The Real Deal on the Real Deal

The purpose of this blog is twofold: first, to show other new parents that they are not alone. Above all, my goal is to share real experiences as a rookie mama with other newbie moms and dads, so they know what they're going through is both normal and temporary. Second, I want to be truthful. I want to express my joy at the bright and beautiful parts of new parenthood, and I want to share the difficult and trying times as well. Taking on the mommy role is far from easy, and although creating this little girl with someone I love has been the best thing I've ever done, there are times I want to cry or scream or run away. And I refuse to gloss over those times. 

When someone asks us how we're doing, most of us automatically respond in the positive. But when we're a brand new parent, and someone is genuinely wanting to know how it's going, why is it that so many of us reach again for that automatic answer? Yes, sometimes it is great - she's feeding wonderfully and gaining weight, she's sleeping better in the night, we heard a laugh for the first time! But other times, things are tough - she's cluster feeding every hour and I barely have time to pee let alone shower, she's been crying for two hours and nothing I do seems to help. But despite these ups and downs, too many of us put up a false front and always respond in the positive. Why?

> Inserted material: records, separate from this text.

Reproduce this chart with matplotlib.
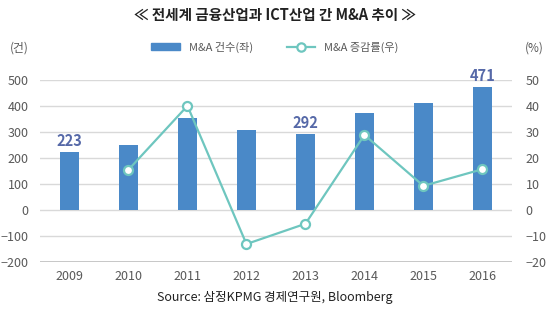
import matplotlib
matplotlib.use("Agg")
import matplotlib.pyplot as plt
from matplotlib.lines import Line2D
from matplotlib.patches import Patch

plt.rcParams['font.family'] = ['Noto Sans CJK KR', 'DejaVu Sans']

years = ['2009', '2010', '2011', '2012', '2013', '2014', '2015', '2016']
deals = [223, 250, 353, 308, 292, 372, 412, 471]
growth = [None, 15.4, 40.0, -13.2, -5.4, 28.8, 9.2, 15.6]
labeled = {'2009': 223, '2013': 292, '2016': 471}

bar_color = '#4a89c8'
line_color = '#6ec6bf'
label_color = '#5669a8'
tick_color = '#595959'
grid_color = '#d9d9d9'

fig = plt.figure(figsize=(5.5, 3.3), dpi=100)
ax = fig.add_axes([0.0727, 0.207, 0.858, 0.551])
ax2 = ax.twinx()

x = list(range(len(years)))
ax.bar(x, deals, width=0.33, color=bar_color, zorder=2)
for i, y in enumerate(years):
    if y in labeled:
        ax.text(i, labeled[y] + 12, str(labeled[y]), ha='center', va='bottom',
                fontsize=10.5, color=label_color, fontweight='bold')

ax.set_xlim(-0.5, len(years) - 0.5)
ax.set_ylim(-200, 500)
ax.set_yticks(range(-200, 501, 100))
ax.set_xticks(x)
ax.set_xticklabels(years)
ax.yaxis.grid(True, color=grid_color, linewidth=1.0, zorder=0)
ax.set_axisbelow(True)
for s in ax.spines.values():
    s.set_visible(False)
for s in ax2.spines.values():
    s.set_visible(False)
ax.axhline(-200, color='#bfbfbf', linewidth=1.2, zorder=1)
ax.tick_params(axis='both', length=0, labelsize=9, colors=tick_color)
ax.tick_params(axis='x', pad=6)
ax.tick_params(axis='y', pad=8)

gx = [i for i, g in enumerate(growth) if g is not None]
gy = [g for g in growth if g is not None]
ax2.plot(gx, gy, color=line_color, linewidth=1.6, marker='o', markersize=6.5,
         markerfacecolor='white', markeredgecolor=line_color, markeredgewidth=1.6, zorder=3)
ax2.set_ylim(-20, 50)
ax2.set_yticks(range(-20, 51, 10))
ax2.tick_params(axis='y', length=0, labelsize=9, colors=tick_color, pad=10)

fig.text(0.5, 0.955, '≪ 전세계 금융산업과 ICT산업 간 M&A 추이 ≫', ha='center', va='center',
         fontsize=10.5, fontweight='bold', color='#222222')
fig.text(0.036, 0.855, '(건)', ha='center', va='center', fontsize=8.5, color=tick_color)
fig.text(0.972, 0.855, '(%)', ha='center', va='center', fontsize=8.5, color=tick_color)

handles = [Patch(color=bar_color),
           Line2D([0], [0], color=line_color, linewidth=1.6, marker='o', markersize=6,
                  markerfacecolor='white', markeredgecolor=line_color, markeredgewidth=1.6)]
fig.legend(handles, ['M&A 건수(좌)', 'M&A 증감률(우)'], loc='center', ncol=2,
           bbox_to_anchor=(0.5, 0.857), frameon=False, fontsize=8, labelcolor=tick_color,
           handlelength=2.6, handleheight=0.6, columnspacing=3.0)

fig.text(0.5, 0.1, 'Source: 삼정KPMG 경제연구원, Bloomberg', ha='center', va='center',
         fontsize=9, color='#222222')

fig.savefig('out.png', dpi=100)
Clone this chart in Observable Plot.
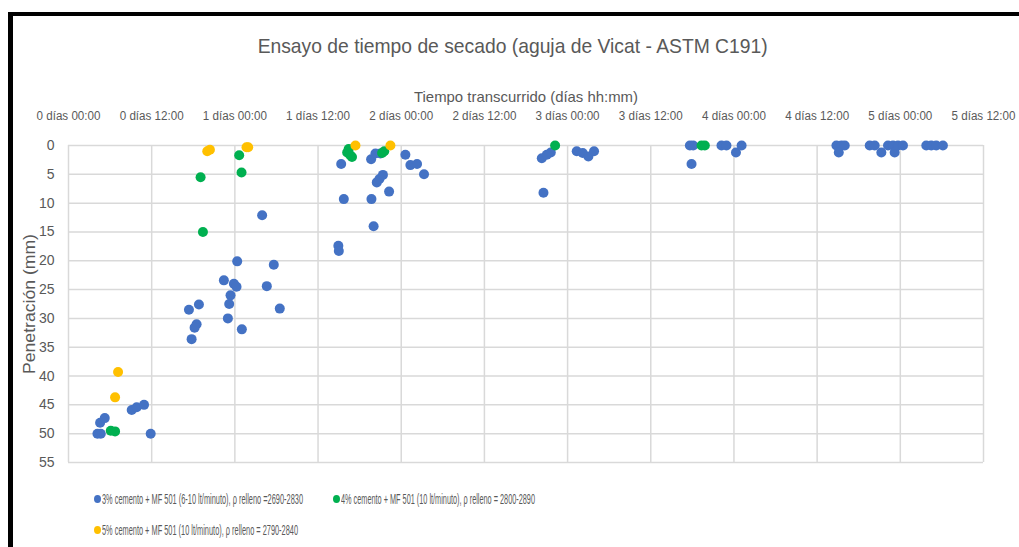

Perhaps we're being polite and don't want to get into something heavy. Or perhaps we were taught to put on a brave face regardless of the circumstances. Maybe we want others to believe we are steel-clad superparents, handling everything with style and ease. They are all valid reasons, and really, to each their own. But I would rather give the real deal. I would rather others know the truth, good or bad. As I stumble my way through new parenthood, this trial-and-error baptism by fire, I have valued all shared knowledge and experiences from veteran moms and dads. But those who have been candid, openly discussing their hard times and mistakes, they are the ones whose experiences I remember. The good times are easy. It's the bad times with which we need help. And how can we receive that help, if no one knows we're struggling?